• _DIRECTIVE_
Reproduce the listing below character for character; drop every image.

• _DATA LINES_
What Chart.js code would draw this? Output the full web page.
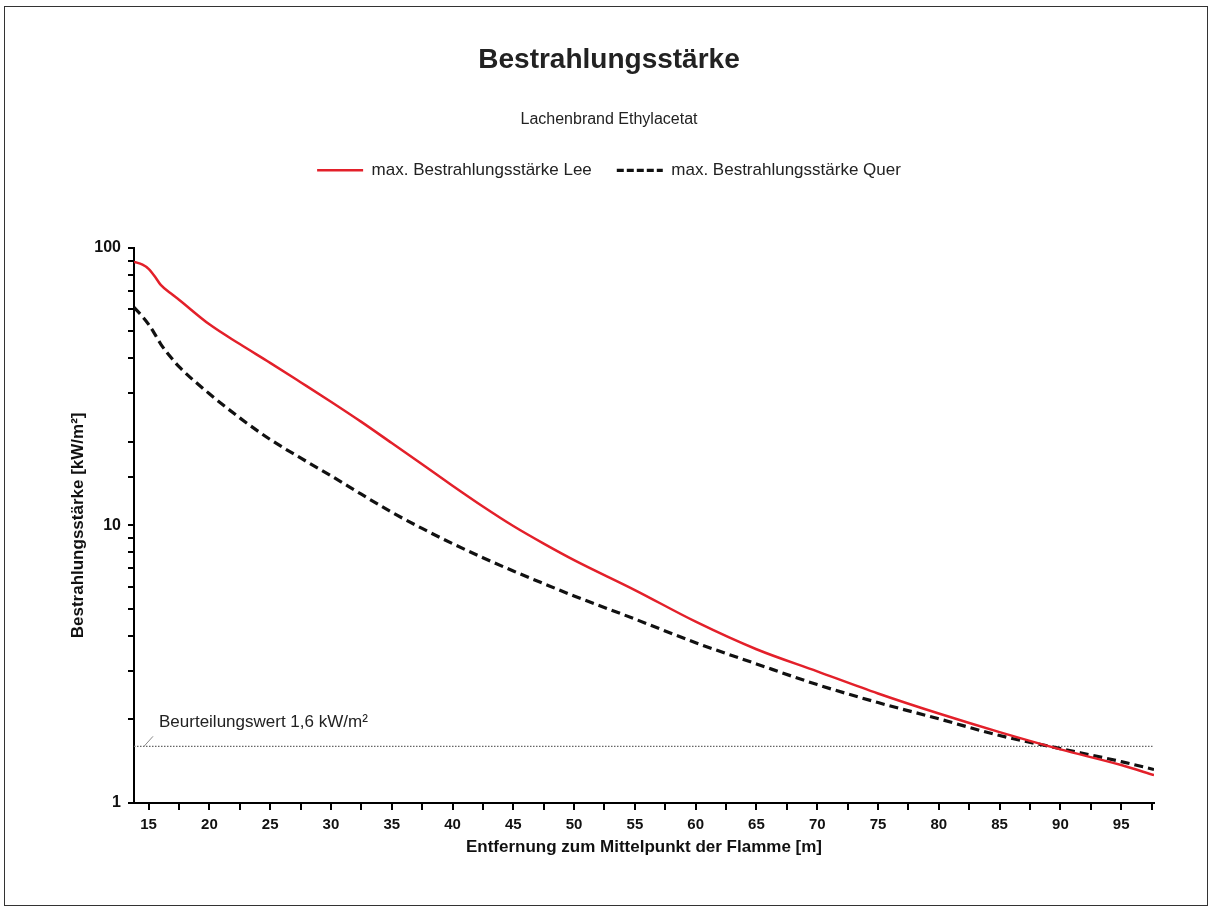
<!DOCTYPE html>
<html lang="de">
<head>
    <meta charset="UTF-8">
    <title>Bestrahlungsstärke</title>
    <style>
        body {
            margin: 0;
            background-color: #fff;
            font-family: "Liberation Sans", Arial, sans-serif;
        }
        .rahmen {
            position: absolute;
            left: 4px;
            top: 6px;
            width: 1202px;
            height: 898px;
            border: 1.5px solid #333;
            pointer-events: none;
        }
        .chart-box {
            position: absolute;
            left: 0;
            top: 0;
            width: 1213px;
            height: 911px;
        }
    </style>
    <script src="https://cdn.jsdelivr.net/npm/chart.js"></script>
</head>
<body>
    <div class="chart-box">
        <canvas id="grafik" width="1213" height="911"></canvas>
    </div>
    <div class="rahmen"></div>

    <script>
        // Entfernung [m]
        const entfernung = [13.8, 14.5, 15, 15.5, 16, 17, 17.5, 20, 22.5, 25, 27.5, 30, 32.5, 35, 37.5,
            40, 42.5, 45, 47.5, 50, 55, 60, 65, 70, 75, 80, 85, 90, 95, 97.7];
        // max. Bestrahlungsstärke Lee [kW/m²]
        const werteLee = [89, 87, 84, 79, 73.5, 67.6, 65, 53, 45, 38.5, 32.8, 27.9, 23.6, 19.8, 16.6,
            13.9, 11.7, 9.95, 8.6, 7.5, 5.85, 4.5, 3.58, 2.98, 2.48, 2.1, 1.8, 1.56, 1.37, 1.26];
        // max. Bestrahlungsstärke Quer [kW/m²]
        const werteQuer = [61, 56.5, 53, 49, 45, 39.5, 37.3, 29.8, 24.4, 20.4, 17.5, 15.1, 12.95, 11.15, 9.75,
            8.6, 7.65, 6.85, 6.17, 5.57, 4.6, 3.78, 3.17, 2.67, 2.3, 2.01, 1.75, 1.57, 1.41, 1.32];
        const beurteilungswert = 1.6;
        const xTicks = [15, 17.5, 20, 22.5, 25, 27.5, 30, 32.5, 35, 37.5, 40, 42.5, 45, 47.5, 50, 52.5,
            55, 57.5, 60, 62.5, 65, 67.5, 70, 72.5, 75, 77.5, 80, 82.5, 85, 87.5, 90, 92.5, 95, 97.5];
        const yLabels = [1, 10, 100];

        const schrift = "'Liberation Sans', Arial, sans-serif";

        const punkte = werte => entfernung.map((x, i) => ({ x: x, y: werte[i] }));

        // Abstand zwischen Legende und Diagramm
        const legendenAbstand = {
            id: 'legendenAbstand',
            beforeInit(chart) {
                const fit = chart.legend.fit;
                chart.legend.fit = function () {
                    fit.bind(chart.legend)();
                    this.height += 59;
                };
            }
        };

        // Beschriftung der Beurteilungslinie
        const beurteilungsText = {
            id: 'beurteilungsText',
            afterDatasetsDraw(chart) {
                const c = chart.ctx;
                const xs = chart.scales.x;
                const ys = chart.scales.y;
                const px = xs.getPixelForValue(xs.min);
                const py = ys.getPixelForValue(beurteilungswert);
                c.save();
                c.strokeStyle = '#888';
                c.lineWidth = 1;
                c.beginPath();
                c.moveTo(px + 10, py);
                c.lineTo(px + 19, py - 10);
                c.stroke();
                c.fillStyle = '#222';
                c.font = '17px ' + schrift;
                c.textBaseline = 'alphabetic';
                c.fillText('Beurteilungswert 1,6 kW/m²', px + 25, py - 19);
                c.restore();
            }
        };

        const ctx = document.getElementById('grafik').getContext('2d');
        new Chart(ctx, {
            type: 'line',
            data: {
                datasets: [
                    {
                        label: 'max. Bestrahlungsstärke Lee',
                        data: punkte(werteLee),
                        borderColor: '#e3202a',
                        backgroundColor: '#e3202a',
                        borderWidth: 2.5,
                        pointRadius: 0,
                        cubicInterpolationMode: 'monotone'
                    },
                    {
                        label: 'max. Bestrahlungsstärke Quer',
                        data: punkte(werteQuer),
                        borderColor: '#111',
                        backgroundColor: '#111',
                        borderWidth: 3.2,
                        borderDash: [9, 5],
                        pointRadius: 0,
                        cubicInterpolationMode: 'monotone'
                    },
                    {
                        label: 'Beurteilungswert',
                        data: [{ x: entfernung[0], y: beurteilungswert }, { x: entfernung[entfernung.length - 1], y: beurteilungswert }],
                        borderColor: '#666',
                        borderWidth: 1.2,
                        borderDash: [1.5, 1.5],
                        pointRadius: 0
                    }
                ]
            },
            options: {
                responsive: false,
                animation: false,
                layout: { padding: { top: 36, left: 64, right: 59, bottom: 48 } },
                plugins: {
                    title: {
                        display: true,
                        text: 'Bestrahlungsstärke',
                        color: '#222',
                        font: { family: schrift, size: 28, weight: 'bold' },
                        padding: { top: 7, bottom: 20 }
                    },
                    subtitle: {
                        display: true,
                        text: 'Lachenbrand Ethylacetat',
                        color: '#222',
                        font: { family: schrift, size: 16 },
                        padding: { top: 13, bottom: 8 }
                    },
                    legend: {
                        labels: {
                            usePointStyle: true,
                            pointStyle: 'line',
                            pointStyleWidth: 46,
                            color: '#222',
                            padding: 25,
                            font: { family: schrift, size: 17 },
                            generateLabels: chart => {
                                const items = Chart.defaults.plugins.legend.labels.generateLabels(chart);
                                return items.filter(item => item.datasetIndex < 2).map(item => {
                                    const ds = chart.data.datasets[item.datasetIndex];
                                    item.lineDash = item.datasetIndex === 1 ? [7, 3] : [];
                                    item.lineWidth = ds.borderWidth;
                                    item.strokeStyle = ds.borderColor;
                                    return item;
                                });
                            }
                        }
                    },
                    tooltip: { enabled: false }
                },
                scales: {
                    x: {
                        type: 'linear',
                        min: 13.8,
                        max: 97.7,
                        afterBuildTicks: axis => { axis.ticks = xTicks.map(v => ({ value: v })); },
                        afterFit: scale => { scale.height = 60; },
                        border: { color: '#000', width: 2 },
                        grid: { drawOnChartArea: false, drawTicks: true, tickLength: 7, color: '#000', lineWidth: 2 },
                        ticks: {
                            autoSkip: false,
                            maxRotation: 0,
                            padding: 6,
                            color: '#111',
                            font: { family: schrift, size: 15, weight: 'bold' },
                            callback: v => (v % 5 === 0 ? String(v) : '')
                        },
                        title: {
                            display: true,
                            text: 'Entfernung zum Mittelpunkt der Flamme [m]',
                            color: '#111',
                            font: { family: schrift, size: 17, weight: 'bold' },
                            padding: { top: 0, bottom: 5 }
                        }
                    },
                    y: {
                        type: 'logarithmic',
                        min: 1,
                        max: 100,
                        afterFit: scale => { scale.width = 70; },
                        border: { color: '#000', width: 2 },
                        grid: { drawOnChartArea: false, drawTicks: true, tickLength: 6, color: '#000', lineWidth: 2 },
                        ticks: {
                            autoSkip: false,
                            padding: 7,
                            color: '#111',
                            font: { family: schrift, size: 16, weight: 'bold' },
                            callback: v => (yLabels.includes(v) ? String(v) : '')
                        },
                        title: {
                            display: true,
                            text: 'Bestrahlungsstärke [kW/m²]',
                            color: '#111',
                            font: { family: schrift, size: 17, weight: 'bold' },
                            padding: { top: 4, bottom: 0 }
                        }
                    }
                }
            },
            plugins: [legendenAbstand, beurteilungsText]
        });
    </script>
</body>
</html>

• _EXERCISE SOLUTION_
What Chart.js code would draw this? Output the full web page.
<!DOCTYPE html>
<html lang="de">
<head>
    <meta charset="UTF-8">
    <title>Bestrahlungsstärke</title>
    <style>
        body {
            margin: 0;
            background-color: #fff;
            font-family: "Liberation Sans", Arial, sans-serif;
        }
        .rahmen {
            position: absolute;
            left: 4px;
            top: 6px;
            width: 1202px;
            height: 898px;
            border: 1.5px solid #333;
            pointer-events: none;
        }
        .chart-box {
            position: absolute;
            left: 0;
            top: 0;
            width: 1213px;
            height: 911px;
        }
    </style>
    <script src="https://cdn.jsdelivr.net/npm/chart.js"></script>
</head>
<body>
    <div class="chart-box">
        <canvas id="grafik" width="1213" height="911"></canvas>
    </div>
    <div class="rahmen"></div>

    <script>
        // Entfernung [m]
        const entfernung = [13.8, 14.5, 15, 15.5, 16, 17, 17.5, 20, 22.5, 25, 27.5, 30, 32.5, 35, 37.5,
            40, 42.5, 45, 47.5, 50, 55, 60, 65, 70, 75, 80, 85, 90, 95, 97.7];
        // max. Bestrahlungsstärke Lee [kW/m²]
        const werteLee = [89, 87, 84, 79, 73.5, 67.6, 65, 53, 45, 38.5, 32.8, 27.9, 23.6, 19.8, 16.6,
            13.9, 11.7, 9.95, 8.6, 7.5, 5.85, 4.5, 3.58, 2.98, 2.48, 2.1, 1.8, 1.56, 1.37, 1.26];
        // max. Bestrahlungsstärke Quer [kW/m²]
        const werteQuer = [61, 56.5, 53, 49, 45, 39.5, 37.3, 29.8, 24.4, 20.4, 17.5, 15.1, 12.95, 11.15, 9.75,
            8.6, 7.65, 6.85, 6.17, 5.57, 4.6, 3.78, 3.17, 2.67, 2.3, 2.01, 1.75, 1.57, 1.41, 1.32];
        const beurteilungswert = 1.6;
        const xTicks = [15, 17.5, 20, 22.5, 25, 27.5, 30, 32.5, 35, 37.5, 40, 42.5, 45, 47.5, 50, 52.5,
            55, 57.5, 60, 62.5, 65, 67.5, 70, 72.5, 75, 77.5, 80, 82.5, 85, 87.5, 90, 92.5, 95, 97.5];
        const yLabels = [1, 10, 100];

        const schrift = "'Liberation Sans', Arial, sans-serif";

        const punkte = werte => entfernung.map((x, i) => ({ x: x, y: werte[i] }));

        // Abstand zwischen Legende und Diagramm
        const legendenAbstand = {
            id: 'legendenAbstand',
            beforeInit(chart) {
                const fit = chart.legend.fit;
                chart.legend.fit = function () {
                    fit.bind(chart.legend)();
                    this.height += 59;
                };
            }
        };

        // Beschriftung der Beurteilungslinie
        const beurteilungsText = {
            id: 'beurteilungsText',
            afterDatasetsDraw(chart) {
                const c = chart.ctx;
                const xs = chart.scales.x;
                const ys = chart.scales.y;
                const px = xs.getPixelForValue(xs.min);
                const py = ys.getPixelForValue(beurteilungswert);
                c.save();
                c.strokeStyle = '#888';
                c.lineWidth = 1;
                c.beginPath();
                c.moveTo(px + 10, py);
                c.lineTo(px + 19, py - 10);
                c.stroke();
                c.fillStyle = '#222';
                c.font = '17px ' + schrift;
                c.textBaseline = 'alphabetic';
                c.fillText('Beurteilungswert 1,6 kW/m²', px + 25, py - 19);
                c.restore();
            }
        };

        const ctx = document.getElementById('grafik').getContext('2d');
        new Chart(ctx, {
            type: 'line',
            data: {
                datasets: [
                    {
                        label: 'max. Bestrahlungsstärke Lee',
                        data: punkte(werteLee),
                        borderColor: '#e3202a',
                        backgroundColor: '#e3202a',
                        borderWidth: 2.5,
                        pointRadius: 0,
                        cubicInterpolationMode: 'monotone'
                    },
                    {
                        label: 'max. Bestrahlungsstärke Quer',
                        data: punkte(werteQuer),
                        borderColor: '#111',
                        backgroundColor: '#111',
                        borderWidth: 3.2,
                        borderDash: [9, 5],
                        pointRadius: 0,
                        cubicInterpolationMode: 'monotone'
                    },
                    {
                        label: 'Beurteilungswert',
                        data: [{ x: entfernung[0], y: beurteilungswert }, { x: entfernung[entfernung.length - 1], y: beurteilungswert }],
                        borderColor: '#666',
                        borderWidth: 1.2,
                        borderDash: [1.5, 1.5],
                        pointRadius: 0
                    }
                ]
            },
            options: {
                responsive: false,
                animation: false,
                layout: { padding: { top: 36, left: 64, right: 59, bottom: 48 } },
                plugins: {
                    title: {
                        display: true,
                        text: 'Bestrahlungsstärke',
                        color: '#222',
                        font: { family: schrift, size: 28, weight: 'bold' },
                        padding: { top: 7, bottom: 20 }
                    },
                    subtitle: {
                        display: true,
                        text: 'Lachenbrand Ethylacetat',
                        color: '#222',
                        font: { family: schrift, size: 16 },
                        padding: { top: 13, bottom: 8 }
                    },
                    legend: {
                        labels: {
                            usePointStyle: true,
                            pointStyle: 'line',
                            pointStyleWidth: 46,
                            color: '#222',
                            padding: 25,
                            font: { family: schrift, size: 17 },
                            generateLabels: chart => {
                                const items = Chart.defaults.plugins.legend.labels.generateLabels(chart);
                                return items.filter(item => item.datasetIndex < 2).map(item => {
                                    const ds = chart.data.datasets[item.datasetIndex];
                                    item.lineDash = item.datasetIndex === 1 ? [7, 3] : [];
                                    item.lineWidth = ds.borderWidth;
                                    item.strokeStyle = ds.borderColor;
                                    return item;
                                });
                            }
                        }
                    },
                    tooltip: { enabled: false }
                },
                scales: {
                    x: {
                        type: 'linear',
                        min: 13.8,
                        max: 97.7,
                        afterBuildTicks: axis => { axis.ticks = xTicks.map(v => ({ value: v })); },
                        afterFit: scale => { scale.height = 60; },
                        border: { color: '#000', width: 2 },
                        grid: { drawOnChartArea: false, drawTicks: true, tickLength: 7, color: '#000', lineWidth: 2 },
                        ticks: {
                            autoSkip: false,
                            maxRotation: 0,
                            padding: 6,
                            color: '#111',
                            font: { family: schrift, size: 15, weight: 'bold' },
                            callback: v => (v % 5 === 0 ? String(v) : '')
                        },
                        title: {
                            display: true,
                            text: 'Entfernung zum Mittelpunkt der Flamme [m]',
                            color: '#111',
                            font: { family: schrift, size: 17, weight: 'bold' },
                            padding: { top: 0, bottom: 5 }
                        }
                    },
                    y: {
                        type: 'logarithmic',
                        min: 1,
                        max: 100,
                        afterFit: scale => { scale.width = 70; },
                        border: { color: '#000', width: 2 },
                        grid: { drawOnChartArea: false, drawTicks: true, tickLength: 6, color: '#000', lineWidth: 2 },
                        ticks: {
                            autoSkip: false,
                            padding: 7,
                            color: '#111',
                            font: { family: schrift, size: 16, weight: 'bold' },
                            callback: v => (yLabels.includes(v) ? String(v) : '')
                        },
                        title: {
                            display: true,
                            text: 'Bestrahlungsstärke [kW/m²]',
                            color: '#111',
                            font: { family: schrift, size: 17, weight: 'bold' },
                            padding: { top: 4, bottom: 0 }
                        }
                    }
                }
            },
            plugins: [legendenAbstand, beurteilungsText]
        });
    </script>
</body>
</html>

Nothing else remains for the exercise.